### EXERCISE DESCRIPTION
Can you print the data exactly and leave out each image?

### COLLECTED DATA
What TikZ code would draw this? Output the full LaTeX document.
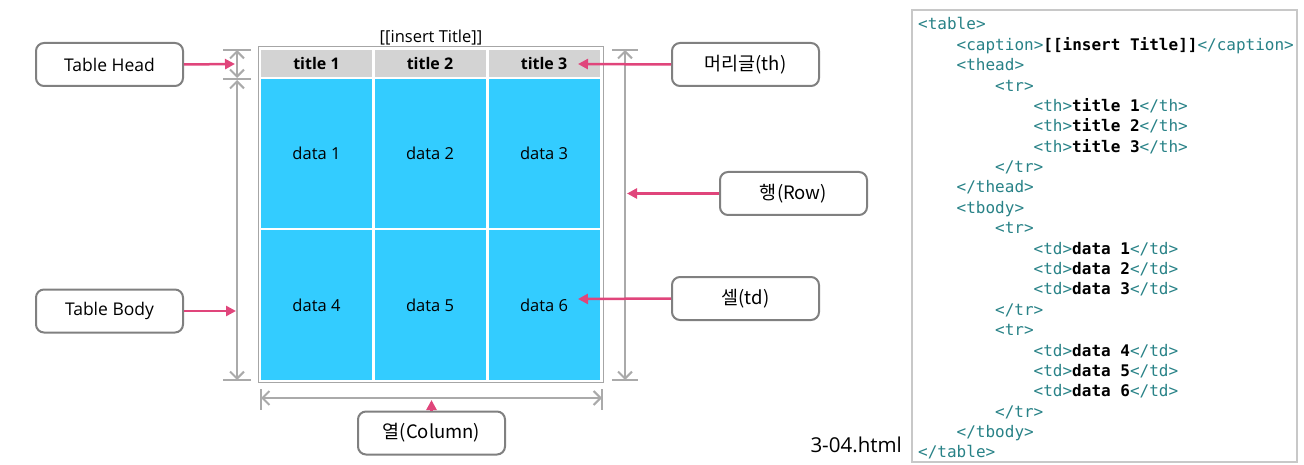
\documentclass[tikz,border=0pt]{standalone}
\usepackage{fontspec}
\setmainfont{Open Sans}
\newfontfamily\krfont{Noto Sans CJK KR}
\setmonofont{DejaVu Sans Mono}
\usetikzlibrary{arrows.meta}
\definecolor{cellblue}{RGB}{51,204,255}
\definecolor{headgray}{RGB}{211,211,211}
\definecolor{dimgray}{RGB}{170,170,170}
\definecolor{boxgray}{RGB}{128,128,128}
\definecolor{pinkc}{RGB}{224,69,123}
\definecolor{tagc}{RGB}{40,130,135}
\definecolor{codeborder}{RGB}{200,200,200}
\newcommand\tagtxt[1]{\textcolor{tagc}{#1}}
\newcommand\cnt[1]{\textbf{#1}}
\tikzset{
  label/.style={draw=boxgray, line width=2pt, rounded corners=8pt, fill=white,
    minimum width=147pt, minimum height=43pt, inner sep=0pt, font=\fontsize{17.5}{20}\selectfont},
  krlabel/.style={label, font=\fontsize{18.5}{20}\krfont},
  hcell/.style={fill=headgray, minimum width=111pt, minimum height=27pt, inner sep=0pt,
    font=\fontsize{16}{18}\selectfont\bfseries},
  bcell/.style={fill=cellblue, minimum width=111pt, minimum height=149pt, inner sep=0pt,
    font=\fontsize{16.5}{18}\selectfont},
  dim/.style={draw=dimgray, line width=2.5pt, {Straight Barb[length=7pt,width=14pt,line width=2pt]}-{Straight Barb[length=7pt,width=14pt,line width=2pt]}},
  tick/.style={draw=dimgray, line width=2.5pt},
  parrow/.style={draw=pinkc, line width=2.5pt, -{Triangle[length=10pt,width=10pt]}},
  codeline/.style={anchor=base west, inner sep=0pt, font=\fontsize{16}{18}\ttfamily}
}
\begin{document}
\begin{tikzpicture}[x=1pt,y=-1pt]
\useasboundingbox (0,0) rectangle (1304,465);
% table frame
\node[draw=gray!70, line width=1pt, fill=white, minimum width=345pt, minimum height=335pt, inner sep=0pt] (frame) at (430.5,214.5) {};
\node[font=\fontsize{16.5}{18}\selectfont, inner sep=0pt] (cap) at (431,38) {[[insert Title]]};
% header cells
\node[hcell] (h1) at (316.5,63.5) {title 1};
\node[hcell] (h2) at (430,63.5) {title 2};
\node[hcell] (h3) at (544,63.5) {title 3};
% body cells
\node[bcell] (d1) at (316.5,153.5) {data 1};
\node[bcell] (d2) at (430,153.5) {data 2};
\node[bcell] (d3) at (544,153.5) {data 3};
\node[bcell, minimum height=150pt] (d4) at (316.5,305) {data 4};
\node[bcell, minimum height=150pt] (d5) at (430,305) {data 5};
\node[bcell, minimum height=150pt] (d6) at (544,305) {data 6};
% dimension coordinates
\coordinate (lt) at (237,50);
\coordinate (lm) at (237,78);
\coordinate (lm2) at (237,80);
\coordinate (lb) at (237,380);
\coordinate (rt) at (625,50);
\coordinate (rb) at (625,380);
\coordinate (bl) at (261,398);
\coordinate (br) at (602,398);
\draw[tick] (223,50) -- (251,50);
\draw[tick] (223,79) -- (251,79);
\draw[tick] (223,380) -- (251,380);
\draw[tick] (612,50) -- (638,50);
\draw[tick] (612,380) -- (638,380);
\draw[tick] (261,389) -- (261,410);
\draw[tick] (602,389) -- (602,410);
\draw[dim] (lt) -- (lm);
\draw[dim] (lm2) -- (lb);
\draw[dim] (rt) -- (rb);
\draw[dim] (bl) -- (br);
% labels
\node[label] (thead) at (109.5,64.5) {Table Head};
\node[label] (tbody) at (109.5,311) {Table Body};
\node[krlabel] (th) at (745.5,64.5) {머리글(th)};
\node[krlabel] (row) at (793.5,193.5) {행(Row)};
\node[krlabel] (td) at (745.5,298.5) {셀(td)};
\node[krlabel] (col) at (431.5,433) {열(Column)};
% pink arrow targets
\coordinate (theadT) at (235,64);
\coordinate (tbodyT) at (236,311);
\coordinate (thT) at (578,64);
\coordinate (rowT) at (627,193.5);
\coordinate (tdT) at (578,299);
\coordinate (colT) at (431.5,400);
\draw[parrow] (thead.east) -- (theadT);
\draw[parrow] (tbody.east) -- (tbodyT);
\draw[parrow] (th.west) -- (thT);
\draw[parrow] (row.west) -- (rowT);
\draw[parrow] (td.west) -- (tdT);
\draw[parrow] (col.north) -- (colT);
% file name
\node[anchor=base east, inner sep=0pt, font=\fontsize{20.5}{22}\selectfont] (fname) at (902,452) {3-04.html};
% code box
\node[draw=codeborder, line width=1.2pt, fill=white, minimum width=385pt, minimum height=452pt, inner sep=0pt] (code) at (1104.5,236) {};
\node[codeline] (c1) at (918,30) {\tagtxt{<table>}};
\node[codeline] (c2) at (956.5,50.4) {\tagtxt{<caption>}\cnt{[[insert Title]]}\tagtxt{</caption>}};
\node[codeline] (c3) at (956.5,70.8) {\tagtxt{<thead>}};
\node[codeline] (c4) at (995,91.1) {\tagtxt{<tr>}};
\node[codeline] (c5) at (1033.5,111.5) {\tagtxt{<th>}\cnt{title 1}\tagtxt{</th>}};
\node[codeline] (c6) at (1033.5,131.9) {\tagtxt{<th>}\cnt{title 2}\tagtxt{</th>}};
\node[codeline] (c7) at (1033.5,152.3) {\tagtxt{<th>}\cnt{title 3}\tagtxt{</th>}};
\node[codeline] (c8) at (995,172.7) {\tagtxt{</tr>}};
\node[codeline] (c9) at (956.5,193) {\tagtxt{</thead>}};
\node[codeline] (c10) at (956.5,213.4) {\tagtxt{<tbody>}};
\node[codeline] (c11) at (995,233.8) {\tagtxt{<tr>}};
\node[codeline] (c12) at (1033.5,254.2) {\tagtxt{<td>}\cnt{data 1}\tagtxt{</td>}};
\node[codeline] (c13) at (1033.5,274.6) {\tagtxt{<td>}\cnt{data 2}\tagtxt{</td>}};
\node[codeline] (c14) at (1033.5,294.9) {\tagtxt{<td>}\cnt{data 3}\tagtxt{</td>}};
\node[codeline] (c15) at (995,315.3) {\tagtxt{</tr>}};
\node[codeline] (c16) at (995,335.7) {\tagtxt{<tr>}};
\node[codeline] (c17) at (1033.5,356.1) {\tagtxt{<td>}\cnt{data 4}\tagtxt{</td>}};
\node[codeline] (c18) at (1033.5,376.5) {\tagtxt{<td>}\cnt{data 5}\tagtxt{</td>}};
\node[codeline] (c19) at (1033.5,396.8) {\tagtxt{<td>}\cnt{data 6}\tagtxt{</td>}};
\node[codeline] (c20) at (995,417.2) {\tagtxt{</tr>}};
\node[codeline] (c21) at (956.5,437.6) {\tagtxt{</tbody>}};
\node[codeline] (c22) at (918,457) {\tagtxt{</table>}};
\end{tikzpicture}
\end{document}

### PROBLEM SOLUTION
What TikZ code would draw this? Output the full LaTeX document.
\documentclass[tikz,border=0pt]{standalone}
\usepackage{fontspec}
\setmainfont{Open Sans}
\newfontfamily\krfont{Noto Sans CJK KR}
\setmonofont{DejaVu Sans Mono}
\usetikzlibrary{arrows.meta}
\definecolor{cellblue}{RGB}{51,204,255}
\definecolor{headgray}{RGB}{211,211,211}
\definecolor{dimgray}{RGB}{170,170,170}
\definecolor{boxgray}{RGB}{128,128,128}
\definecolor{pinkc}{RGB}{224,69,123}
\definecolor{tagc}{RGB}{40,130,135}
\definecolor{codeborder}{RGB}{200,200,200}
\newcommand\tagtxt[1]{\textcolor{tagc}{#1}}
\newcommand\cnt[1]{\textbf{#1}}
\tikzset{
  label/.style={draw=boxgray, line width=2pt, rounded corners=8pt, fill=white,
    minimum width=147pt, minimum height=43pt, inner sep=0pt, font=\fontsize{17.5}{20}\selectfont},
  krlabel/.style={label, font=\fontsize{18.5}{20}\krfont},
  hcell/.style={fill=headgray, minimum width=111pt, minimum height=27pt, inner sep=0pt,
    font=\fontsize{16}{18}\selectfont\bfseries},
  bcell/.style={fill=cellblue, minimum width=111pt, minimum height=149pt, inner sep=0pt,
    font=\fontsize{16.5}{18}\selectfont},
  dim/.style={draw=dimgray, line width=2.5pt, {Straight Barb[length=7pt,width=14pt,line width=2pt]}-{Straight Barb[length=7pt,width=14pt,line width=2pt]}},
  tick/.style={draw=dimgray, line width=2.5pt},
  parrow/.style={draw=pinkc, line width=2.5pt, -{Triangle[length=10pt,width=10pt]}},
  codeline/.style={anchor=base west, inner sep=0pt, font=\fontsize{16}{18}\ttfamily}
}
\begin{document}
\begin{tikzpicture}[x=1pt,y=-1pt]
\useasboundingbox (0,0) rectangle (1304,465);
% table frame
\node[draw=gray!70, line width=1pt, fill=white, minimum width=345pt, minimum height=335pt, inner sep=0pt] (frame) at (430.5,214.5) {};
\node[font=\fontsize{16.5}{18}\selectfont, inner sep=0pt] (cap) at (431,38) {[[insert Title]]};
% header cells
\node[hcell] (h1) at (316.5,63.5) {title 1};
\node[hcell] (h2) at (430,63.5) {title 2};
\node[hcell] (h3) at (544,63.5) {title 3};
% body cells
\node[bcell] (d1) at (316.5,153.5) {data 1};
\node[bcell] (d2) at (430,153.5) {data 2};
\node[bcell] (d3) at (544,153.5) {data 3};
\node[bcell, minimum height=150pt] (d4) at (316.5,305) {data 4};
\node[bcell, minimum height=150pt] (d5) at (430,305) {data 5};
\node[bcell, minimum height=150pt] (d6) at (544,305) {data 6};
% dimension coordinates
\coordinate (lt) at (237,50);
\coordinate (lm) at (237,78);
\coordinate (lm2) at (237,80);
\coordinate (lb) at (237,380);
\coordinate (rt) at (625,50);
\coordinate (rb) at (625,380);
\coordinate (bl) at (261,398);
\coordinate (br) at (602,398);
\draw[tick] (223,50) -- (251,50);
\draw[tick] (223,79) -- (251,79);
\draw[tick] (223,380) -- (251,380);
\draw[tick] (612,50) -- (638,50);
\draw[tick] (612,380) -- (638,380);
\draw[tick] (261,389) -- (261,410);
\draw[tick] (602,389) -- (602,410);
\draw[dim] (lt) -- (lm);
\draw[dim] (lm2) -- (lb);
\draw[dim] (rt) -- (rb);
\draw[dim] (bl) -- (br);
% labels
\node[label] (thead) at (109.5,64.5) {Table Head};
\node[label] (tbody) at (109.5,311) {Table Body};
\node[krlabel] (th) at (745.5,64.5) {머리글(th)};
\node[krlabel] (row) at (793.5,193.5) {행(Row)};
\node[krlabel] (td) at (745.5,298.5) {셀(td)};
\node[krlabel] (col) at (431.5,433) {열(Column)};
% pink arrow targets
\coordinate (theadT) at (235,64);
\coordinate (tbodyT) at (236,311);
\coordinate (thT) at (578,64);
\coordinate (rowT) at (627,193.5);
\coordinate (tdT) at (578,299);
\coordinate (colT) at (431.5,400);
\draw[parrow] (thead.east) -- (theadT);
\draw[parrow] (tbody.east) -- (tbodyT);
\draw[parrow] (th.west) -- (thT);
\draw[parrow] (row.west) -- (rowT);
\draw[parrow] (td.west) -- (tdT);
\draw[parrow] (col.north) -- (colT);
% file name
\node[anchor=base east, inner sep=0pt, font=\fontsize{20.5}{22}\selectfont] (fname) at (902,452) {3-04.html};
% code box
\node[draw=codeborder, line width=1.2pt, fill=white, minimum width=385pt, minimum height=452pt, inner sep=0pt] (code) at (1104.5,236) {};
\node[codeline] (c1) at (918,30) {\tagtxt{<table>}};
\node[codeline] (c2) at (956.5,50.4) {\tagtxt{<caption>}\cnt{[[insert Title]]}\tagtxt{</caption>}};
\node[codeline] (c3) at (956.5,70.8) {\tagtxt{<thead>}};
\node[codeline] (c4) at (995,91.1) {\tagtxt{<tr>}};
\node[codeline] (c5) at (1033.5,111.5) {\tagtxt{<th>}\cnt{title 1}\tagtxt{</th>}};
\node[codeline] (c6) at (1033.5,131.9) {\tagtxt{<th>}\cnt{title 2}\tagtxt{</th>}};
\node[codeline] (c7) at (1033.5,152.3) {\tagtxt{<th>}\cnt{title 3}\tagtxt{</th>}};
\node[codeline] (c8) at (995,172.7) {\tagtxt{</tr>}};
\node[codeline] (c9) at (956.5,193) {\tagtxt{</thead>}};
\node[codeline] (c10) at (956.5,213.4) {\tagtxt{<tbody>}};
\node[codeline] (c11) at (995,233.8) {\tagtxt{<tr>}};
\node[codeline] (c12) at (1033.5,254.2) {\tagtxt{<td>}\cnt{data 1}\tagtxt{</td>}};
\node[codeline] (c13) at (1033.5,274.6) {\tagtxt{<td>}\cnt{data 2}\tagtxt{</td>}};
\node[codeline] (c14) at (1033.5,294.9) {\tagtxt{<td>}\cnt{data 3}\tagtxt{</td>}};
\node[codeline] (c15) at (995,315.3) {\tagtxt{</tr>}};
\node[codeline] (c16) at (995,335.7) {\tagtxt{<tr>}};
\node[codeline] (c17) at (1033.5,356.1) {\tagtxt{<td>}\cnt{data 4}\tagtxt{</td>}};
\node[codeline] (c18) at (1033.5,376.5) {\tagtxt{<td>}\cnt{data 5}\tagtxt{</td>}};
\node[codeline] (c19) at (1033.5,396.8) {\tagtxt{<td>}\cnt{data 6}\tagtxt{</td>}};
\node[codeline] (c20) at (995,417.2) {\tagtxt{</tr>}};
\node[codeline] (c21) at (956.5,437.6) {\tagtxt{</tbody>}};
\node[codeline] (c22) at (918,457) {\tagtxt{</table>}};
\end{tikzpicture}
\end{document}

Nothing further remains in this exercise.